##### Data for processing

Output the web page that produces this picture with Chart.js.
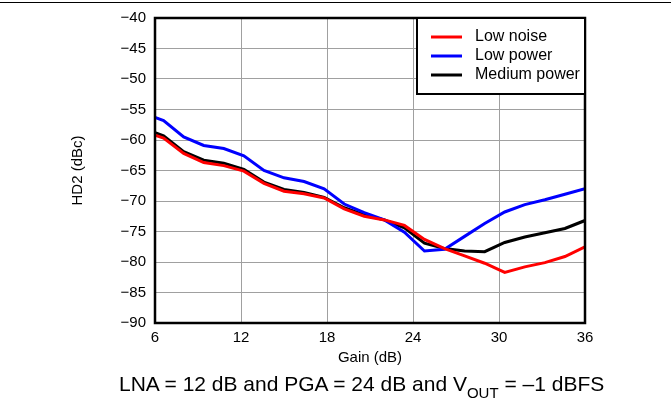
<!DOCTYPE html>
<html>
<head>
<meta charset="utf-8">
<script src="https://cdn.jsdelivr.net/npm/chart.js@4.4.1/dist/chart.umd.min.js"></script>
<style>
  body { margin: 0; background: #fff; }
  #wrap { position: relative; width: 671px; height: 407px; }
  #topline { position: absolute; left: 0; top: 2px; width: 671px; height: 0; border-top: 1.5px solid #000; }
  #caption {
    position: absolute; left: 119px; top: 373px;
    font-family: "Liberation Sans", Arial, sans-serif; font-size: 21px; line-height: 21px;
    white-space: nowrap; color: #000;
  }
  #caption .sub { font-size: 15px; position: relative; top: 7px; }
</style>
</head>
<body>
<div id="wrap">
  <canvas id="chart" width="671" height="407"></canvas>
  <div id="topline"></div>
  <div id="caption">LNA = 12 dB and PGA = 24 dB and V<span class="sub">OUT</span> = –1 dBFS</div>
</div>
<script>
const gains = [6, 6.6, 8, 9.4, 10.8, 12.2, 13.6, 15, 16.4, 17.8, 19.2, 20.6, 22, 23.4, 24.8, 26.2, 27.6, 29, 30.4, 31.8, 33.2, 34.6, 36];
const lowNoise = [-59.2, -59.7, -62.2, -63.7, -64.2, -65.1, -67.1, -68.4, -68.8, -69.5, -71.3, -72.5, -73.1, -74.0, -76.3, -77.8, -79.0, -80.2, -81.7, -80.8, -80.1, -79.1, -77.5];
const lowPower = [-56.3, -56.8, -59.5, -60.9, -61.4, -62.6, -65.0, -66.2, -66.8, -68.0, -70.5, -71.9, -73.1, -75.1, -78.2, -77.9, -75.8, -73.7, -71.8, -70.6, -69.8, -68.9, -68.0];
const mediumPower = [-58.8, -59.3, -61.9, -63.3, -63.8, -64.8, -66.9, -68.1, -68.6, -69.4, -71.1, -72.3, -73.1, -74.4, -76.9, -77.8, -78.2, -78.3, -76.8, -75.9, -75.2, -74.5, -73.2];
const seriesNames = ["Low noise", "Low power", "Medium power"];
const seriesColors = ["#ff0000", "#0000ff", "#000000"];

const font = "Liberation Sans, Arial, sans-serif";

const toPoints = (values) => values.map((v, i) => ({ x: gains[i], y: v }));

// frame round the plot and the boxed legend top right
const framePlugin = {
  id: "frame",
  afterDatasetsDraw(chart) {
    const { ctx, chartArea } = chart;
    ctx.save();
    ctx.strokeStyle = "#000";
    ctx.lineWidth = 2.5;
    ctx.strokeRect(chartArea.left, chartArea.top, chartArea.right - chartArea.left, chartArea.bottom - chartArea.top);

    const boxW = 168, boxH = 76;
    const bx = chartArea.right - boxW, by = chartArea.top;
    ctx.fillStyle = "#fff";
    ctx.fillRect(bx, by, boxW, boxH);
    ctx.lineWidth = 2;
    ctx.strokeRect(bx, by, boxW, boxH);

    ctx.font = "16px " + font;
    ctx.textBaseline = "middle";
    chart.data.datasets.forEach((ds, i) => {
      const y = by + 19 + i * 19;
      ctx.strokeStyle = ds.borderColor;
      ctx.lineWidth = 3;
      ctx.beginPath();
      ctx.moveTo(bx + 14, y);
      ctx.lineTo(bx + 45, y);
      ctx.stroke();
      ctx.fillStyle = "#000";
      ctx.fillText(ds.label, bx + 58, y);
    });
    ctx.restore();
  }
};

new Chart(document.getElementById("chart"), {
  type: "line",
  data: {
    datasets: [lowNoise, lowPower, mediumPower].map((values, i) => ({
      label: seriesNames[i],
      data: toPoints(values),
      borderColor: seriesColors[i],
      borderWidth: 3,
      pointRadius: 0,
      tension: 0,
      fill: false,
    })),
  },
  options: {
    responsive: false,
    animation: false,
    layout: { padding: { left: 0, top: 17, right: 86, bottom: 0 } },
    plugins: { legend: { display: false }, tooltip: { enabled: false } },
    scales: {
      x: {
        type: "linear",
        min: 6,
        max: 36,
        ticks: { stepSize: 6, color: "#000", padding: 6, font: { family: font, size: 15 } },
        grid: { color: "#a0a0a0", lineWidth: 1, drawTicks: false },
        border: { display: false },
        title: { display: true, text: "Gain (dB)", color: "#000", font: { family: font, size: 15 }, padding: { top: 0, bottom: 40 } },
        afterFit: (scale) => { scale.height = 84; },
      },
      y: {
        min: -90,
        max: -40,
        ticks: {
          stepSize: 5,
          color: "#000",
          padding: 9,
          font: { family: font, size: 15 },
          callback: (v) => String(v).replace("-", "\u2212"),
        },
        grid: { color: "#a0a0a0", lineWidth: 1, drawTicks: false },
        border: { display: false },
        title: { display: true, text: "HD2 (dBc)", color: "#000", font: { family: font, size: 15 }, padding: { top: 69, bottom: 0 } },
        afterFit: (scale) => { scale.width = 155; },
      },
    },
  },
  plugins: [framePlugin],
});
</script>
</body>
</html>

##########
##### Data for processing

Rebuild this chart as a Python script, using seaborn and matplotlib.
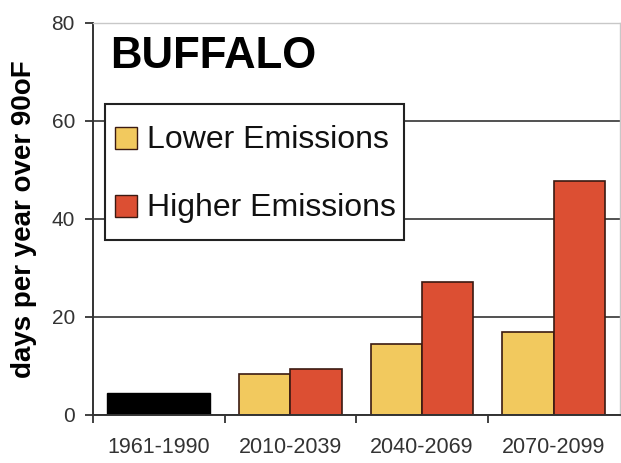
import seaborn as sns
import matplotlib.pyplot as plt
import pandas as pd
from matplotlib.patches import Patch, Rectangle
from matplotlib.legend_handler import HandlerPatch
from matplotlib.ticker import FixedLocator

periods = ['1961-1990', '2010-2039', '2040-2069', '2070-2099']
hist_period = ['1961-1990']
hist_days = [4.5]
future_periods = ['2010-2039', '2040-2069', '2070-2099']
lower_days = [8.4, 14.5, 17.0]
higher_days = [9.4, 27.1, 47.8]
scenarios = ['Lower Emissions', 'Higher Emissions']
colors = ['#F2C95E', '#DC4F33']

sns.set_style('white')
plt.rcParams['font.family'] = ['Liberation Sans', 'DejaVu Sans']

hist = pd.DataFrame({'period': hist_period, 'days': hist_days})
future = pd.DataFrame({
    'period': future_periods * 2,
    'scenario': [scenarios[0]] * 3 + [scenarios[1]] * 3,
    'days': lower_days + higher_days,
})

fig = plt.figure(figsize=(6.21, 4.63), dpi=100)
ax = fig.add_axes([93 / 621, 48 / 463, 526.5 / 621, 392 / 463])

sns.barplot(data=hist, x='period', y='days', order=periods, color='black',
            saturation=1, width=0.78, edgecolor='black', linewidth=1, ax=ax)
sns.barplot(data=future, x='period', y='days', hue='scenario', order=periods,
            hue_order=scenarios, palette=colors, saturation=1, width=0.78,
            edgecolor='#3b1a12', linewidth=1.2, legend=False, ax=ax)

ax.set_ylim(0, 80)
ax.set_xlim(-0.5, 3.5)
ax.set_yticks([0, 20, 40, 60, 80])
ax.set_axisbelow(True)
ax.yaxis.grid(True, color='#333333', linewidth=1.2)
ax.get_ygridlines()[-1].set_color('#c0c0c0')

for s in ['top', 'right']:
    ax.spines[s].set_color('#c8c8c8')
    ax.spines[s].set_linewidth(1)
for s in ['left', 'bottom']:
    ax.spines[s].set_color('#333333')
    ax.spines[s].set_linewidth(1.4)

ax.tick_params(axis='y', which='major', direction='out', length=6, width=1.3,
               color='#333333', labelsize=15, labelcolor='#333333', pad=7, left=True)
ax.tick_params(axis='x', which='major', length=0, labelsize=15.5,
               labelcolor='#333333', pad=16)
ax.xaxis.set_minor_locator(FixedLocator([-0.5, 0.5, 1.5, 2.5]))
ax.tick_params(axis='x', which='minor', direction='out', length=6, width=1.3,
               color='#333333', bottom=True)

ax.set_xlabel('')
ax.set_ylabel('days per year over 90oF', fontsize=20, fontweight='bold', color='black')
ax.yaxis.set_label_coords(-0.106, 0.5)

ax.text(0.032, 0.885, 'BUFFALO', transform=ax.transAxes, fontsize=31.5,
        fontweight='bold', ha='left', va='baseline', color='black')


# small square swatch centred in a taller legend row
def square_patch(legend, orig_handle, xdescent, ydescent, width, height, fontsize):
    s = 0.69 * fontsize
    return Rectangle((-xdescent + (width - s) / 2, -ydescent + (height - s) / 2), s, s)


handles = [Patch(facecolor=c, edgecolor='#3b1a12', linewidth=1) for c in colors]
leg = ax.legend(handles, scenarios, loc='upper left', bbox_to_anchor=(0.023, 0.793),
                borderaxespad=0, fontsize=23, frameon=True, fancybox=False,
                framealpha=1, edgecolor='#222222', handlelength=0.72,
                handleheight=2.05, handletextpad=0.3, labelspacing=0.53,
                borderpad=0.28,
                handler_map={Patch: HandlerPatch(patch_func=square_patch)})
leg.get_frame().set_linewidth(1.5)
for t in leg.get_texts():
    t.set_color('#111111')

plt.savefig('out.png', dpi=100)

##########

> [Written request]: Copy, exactly as they stand, the lines from the one that holds "Output the web" to the one that holds "const toPoints = (values)", both included, and drop every picture.

> [Solution to this exercise]:
Output the web page that produces this picture with Chart.js.
<!DOCTYPE html>
<html>
<head>
<meta charset="utf-8">
<script src="https://cdn.jsdelivr.net/npm/chart.js@4.4.1/dist/chart.umd.min.js"></script>
<style>
  body { margin: 0; background: #fff; }
  #wrap { position: relative; width: 671px; height: 407px; }
  #topline { position: absolute; left: 0; top: 2px; width: 671px; height: 0; border-top: 1.5px solid #000; }
  #caption {
    position: absolute; left: 119px; top: 373px;
    font-family: "Liberation Sans", Arial, sans-serif; font-size: 21px; line-height: 21px;
    white-space: nowrap; color: #000;
  }
  #caption .sub { font-size: 15px; position: relative; top: 7px; }
</style>
</head>
<body>
<div id="wrap">
  <canvas id="chart" width="671" height="407"></canvas>
  <div id="topline"></div>
  <div id="caption">LNA = 12 dB and PGA = 24 dB and V<span class="sub">OUT</span> = –1 dBFS</div>
</div>
<script>
const gains = [6, 6.6, 8, 9.4, 10.8, 12.2, 13.6, 15, 16.4, 17.8, 19.2, 20.6, 22, 23.4, 24.8, 26.2, 27.6, 29, 30.4, 31.8, 33.2, 34.6, 36];
const lowNoise = [-59.2, -59.7, -62.2, -63.7, -64.2, -65.1, -67.1, -68.4, -68.8, -69.5, -71.3, -72.5, -73.1, -74.0, -76.3, -77.8, -79.0, -80.2, -81.7, -80.8, -80.1, -79.1, -77.5];
const lowPower = [-56.3, -56.8, -59.5, -60.9, -61.4, -62.6, -65.0, -66.2, -66.8, -68.0, -70.5, -71.9, -73.1, -75.1, -78.2, -77.9, -75.8, -73.7, -71.8, -70.6, -69.8, -68.9, -68.0];
const mediumPower = [-58.8, -59.3, -61.9, -63.3, -63.8, -64.8, -66.9, -68.1, -68.6, -69.4, -71.1, -72.3, -73.1, -74.4, -76.9, -77.8, -78.2, -78.3, -76.8, -75.9, -75.2, -74.5, -73.2];
const seriesNames = ["Low noise", "Low power", "Medium power"];
const seriesColors = ["#ff0000", "#0000ff", "#000000"];

const font = "Liberation Sans, Arial, sans-serif";

const toPoints = (values) => values.map((v, i) => ({ x: gains[i], y: v }));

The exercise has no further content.